Figure 4.. Reconstitution of NDP52-stimulated membrane binding of the ULK1 complex.

The schematic drawing illustrates the reaction setting. Colors indicate fluorescent protein fused components. Components in gray are not labeled but are present in the reaction mix. (A) Representative confocal micrographs showing the membrane recruitment of GFP-FIP200. GFP-FIP200 mixed with His-NDP52 or GST-NDP52 was incubated with GUVs, either in the absence or presence of GST-4xUb at room temperature. GFP-FIP200 alone or mixed with GST-4xUb was also incubated with GUVs at room temperature as controls. Images taken at indicated time points were shown. Scale bars, 10 µm. (B) Quantitation of the kinetics of FIP200 recruitment to the membrane from individual GUV tracing in A (means ± SDs; N = 51 (-); 51 (His-NDP52); 48 (GST-NDP52); 53 (GST-4xUb); 72 (GST-4xUb+ His-NDP52); 57 (GST-4xUb+ GST-NDP52)). (C) Representative confocal micrographs showing the membrane recruitment of GFP-ULK1 complex.
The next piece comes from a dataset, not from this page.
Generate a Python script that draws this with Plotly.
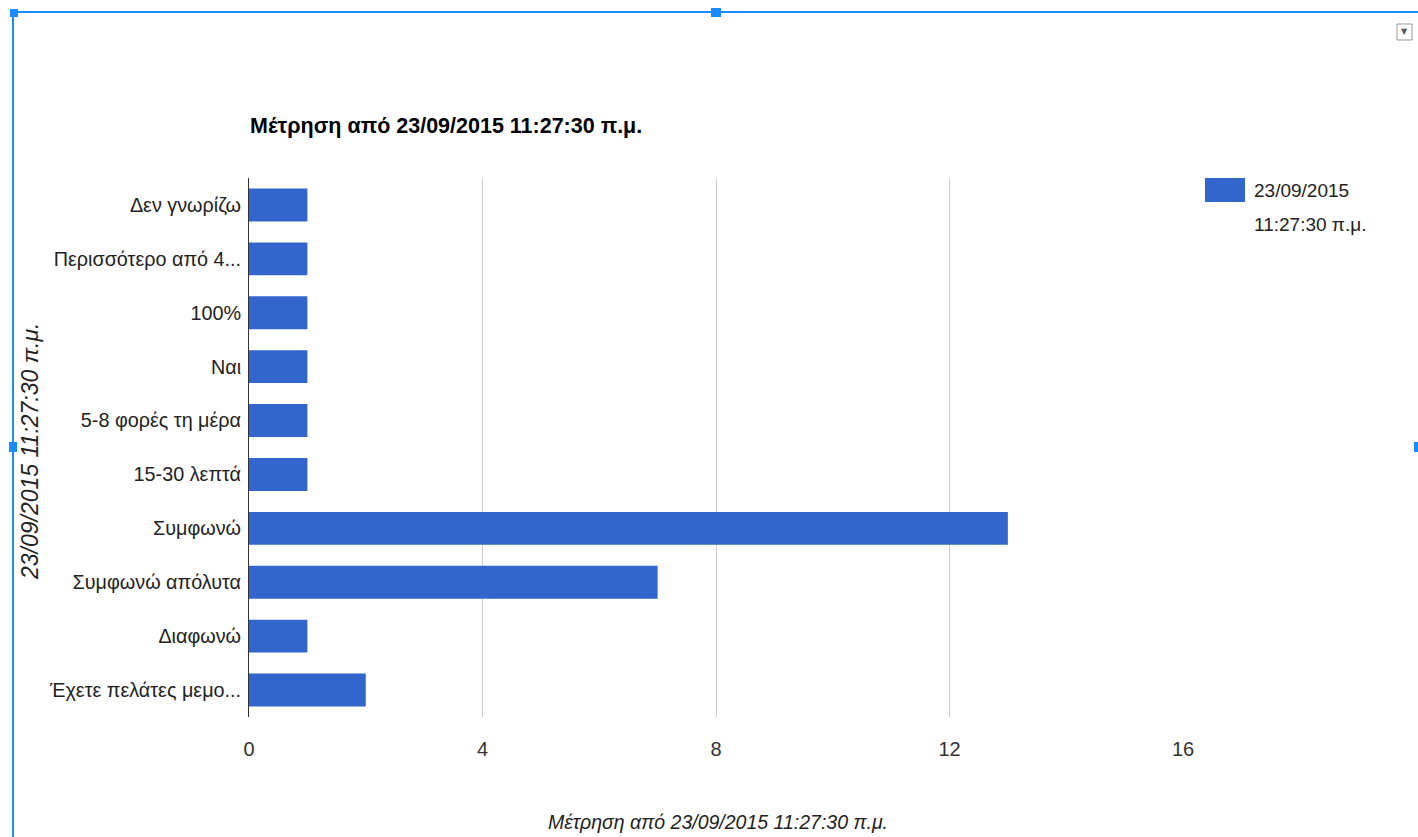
import plotly.graph_objects as go

categories = ["Δεν γνωρίζω", "Περισσότερο από 4...", "100%", "Ναι", "5-8 φορές τη μέρα",
              "15-30 λεπτά", "Συμφωνώ", "Συμφωνώ απόλυτα", "Διαφωνώ", "Έχετε πελάτες μεμο..."]
counts = [1, 1, 1, 1, 1, 1, 13, 7, 1, 2]
x_ticks = [0, 4, 8, 12, 16]
legend_lines = ["23/09/2015", "11:27:30 π.μ."]
title_text = "Μέτρηση από 23/09/2015 11:27:30 π.μ."
y_title = "23/09/2015 11:27:30 π.μ."

W, H = 1418, 837
L, R, T, B = 249, 1183, 178, 717
FONT = "Liberation Sans"

def px(x):
    return (x - L) / (R - L)

def py(y):
    return (B - y) / (B - T)

fig = go.Figure(go.Bar(
    x=counts, y=categories, orientation="h",
    marker=dict(color="#3366cc", line=dict(width=0)),
    showlegend=False, name="23/09/2015 11:27:30 π.μ.",
))

shapes = [
    # legend swatch
    dict(type="rect", xref="paper", yref="paper", x0=px(1205), x1=px(1245), y0=py(202), y1=py(178),
         fillcolor="#3366cc", line=dict(width=0)),
    # selection frame
    dict(type="line", xref="paper", yref="paper", x0=px(10), x1=px(1418), y0=py(12), y1=py(12),
         line=dict(color="#1a8cff", width=2)),
    dict(type="line", xref="paper", yref="paper", x0=px(13), x1=px(13), y0=py(12), y1=py(837),
         line=dict(color="#1a8cff", width=2)),
    dict(type="rect", xref="paper", yref="paper", x0=px(711), x1=px(721), y0=py(17), y1=py(8),
         fillcolor="#1a8cff", line=dict(width=0)),
    dict(type="rect", xref="paper", yref="paper", x0=px(9), x1=px(17), y0=py(452), y1=py(442),
         fillcolor="#1a8cff", line=dict(width=0)),
    dict(type="rect", xref="paper", yref="paper", x0=px(10), x1=px(18), y0=py(17), y1=py(9),
         fillcolor="#1a8cff", line=dict(width=0)),
    dict(type="rect", xref="paper", yref="paper", x0=px(1414), x1=px(1418), y0=py(452), y1=py(442),
         fillcolor="#1a8cff", line=dict(width=0)),
    # dropdown box
    dict(type="rect", xref="paper", yref="paper", x0=px(1397), x1=px(1412), y0=py(40), y1=py(24),
         fillcolor="white", line=dict(color="#999999", width=1)),
]

annotations = [
    dict(text="<b>" + title_text + "</b>", xref="paper", yref="paper", x=px(248), y=py(126),
         xanchor="left", yanchor="middle", showarrow=False,
         font=dict(family=FONT, size=21.5, color="#000000")),
    dict(text=legend_lines[0], xref="paper", yref="paper", x=px(1252), y=py(190),
         xanchor="left", yanchor="middle", showarrow=False,
         font=dict(family=FONT, size=19, color="#222222")),
    dict(text=legend_lines[1], xref="paper", yref="paper", x=px(1252), y=py(224),
         xanchor="left", yanchor="middle", showarrow=False,
         font=dict(family=FONT, size=19, color="#222222")),
    dict(text="<i>" + y_title + "</i>", xref="paper", yref="paper", x=px(30), y=py(451),
         xanchor="center", yanchor="middle", showarrow=False, textangle=-90,
         font=dict(family=FONT, size=23, color="#222222")),
    dict(text="<i>" + title_text + "</i>", xref="paper", yref="paper", x=px(718), y=py(822),
         xanchor="center", yanchor="middle", showarrow=False,
         font=dict(family=FONT, size=19.5, color="#222222")),
    dict(text="▼", xref="paper", yref="paper", x=px(1404.5), y=py(32),
         xanchor="center", yanchor="middle", showarrow=False,
         font=dict(family="DejaVu Sans", size=8, color="#555555")),
]

fig.update_layout(
    width=W, height=H,
    margin=dict(l=L, r=W - R, t=T, b=H - B, pad=0),
    paper_bgcolor="white", plot_bgcolor="white",
    bargap=0.39,
    shapes=shapes, annotations=annotations,
    font=dict(family=FONT, size=19, color="#222222"),
    xaxis=dict(range=[0, 16], tickvals=x_ticks, showgrid=True, gridcolor="#cccccc", gridwidth=1,
               zeroline=False, showline=False, ticks="", ticklabelstandoff=18,
               tickfont=dict(family=FONT, size=20, color="#333333")),
    yaxis=dict(autorange="reversed", showgrid=False, showline=True, linecolor="#333333", linewidth=1,
               ticks="", ticklabelstandoff=3, zeroline=False,
               tickfont=dict(family=FONT, size=19.8, color="#222222")),
)

fig.write_html("out.html")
GFP-ULK1 complex alone or mixed with His-NDP52 or GST-NDP52 in the presence of GST-4xUb was incubated with GUVs at room temperature. Images taken at indicated time points were shown. Scale bars, 10 µm. (D) Quantitation of the kinetics of ULK1 complex recruitment to the membrane from individual GUV tracing in C (means ± SDs; N = 54 (-); 47 (GST-4xUb+ His-NDP52); 49 (GST-4xUb+ GST-NDP52)).

Figure 5.. NDP52 allosterically activates membrane association of the ULK1 complex.

(A) Microscopy-based bead protein interaction assay with glutathione sepharose beads coated with GST-NDP52 as baits and incubated with GFP-tagged wild type ULK1 complex or mutant as prey. Representative confocal micrographs are shown. Scale bars, 50 µm. (B) Quantification of the GFP-ULK1 complex signal intensity measured on glutathione sepharose beads coated with GST-NDP52 (means ± SDs; N = 20). (C) Representative confocal micrographs showing the membrane recruitment of GFP-ULK1 complex. GFP-tagged wild type ULK1 complex or mutant was mixed with GUVs in the presence of GST-NDP52 and GST-4xUb at room temperature. Images taken at indicated time points were shown. Scale bars, 10 µm. (D) Quantitation of the kinetics of ULK1 complex recruitment to the membrane from individual GUV tracing in A (means ± SDs; N = 22 (WT); 25 (ΔMR); 22 (ΔNDP52)).

Figure 5—figure supplement 1.. Membrane binding of NDP52.

Representative confocal micrographs showing the membrane recruitment of NDP52. GST-NDP52-mCherry (upper) or TSF-NDP52-mCherry (lower) was mixed with GUVs in the presence or absence of GST-4xUb at room temperature. Images taken at 30 min were shown. Scale bars, 10 µm.

Figure 6.. Model for ULK1 complex membrane recruitment.

Before engagement with NDP52, the FIP200 middle region (790–1050) forms a stable coiled-coil in a low membrane affinity state and the CTD and ‘Claw’ domains are unbound. Initially, NDP52 is recruited by interaction with ubiquitin to autophagic cargo in both xenophagy and mitophagy. FIP200 CTD binds directly to NDP52, driving clustering of FIP200 along with an allosteric conformational change in the MR region. These clusters form a hub for ULK1 auto-transphosphorylation and a site for initial recruitment of phagophore membranes.

Author response image 1.. NDP52 binds weakly to PA-containing GUVs.

Binding is unaffected by mutation of the putative PA binding sequence of Yu et al.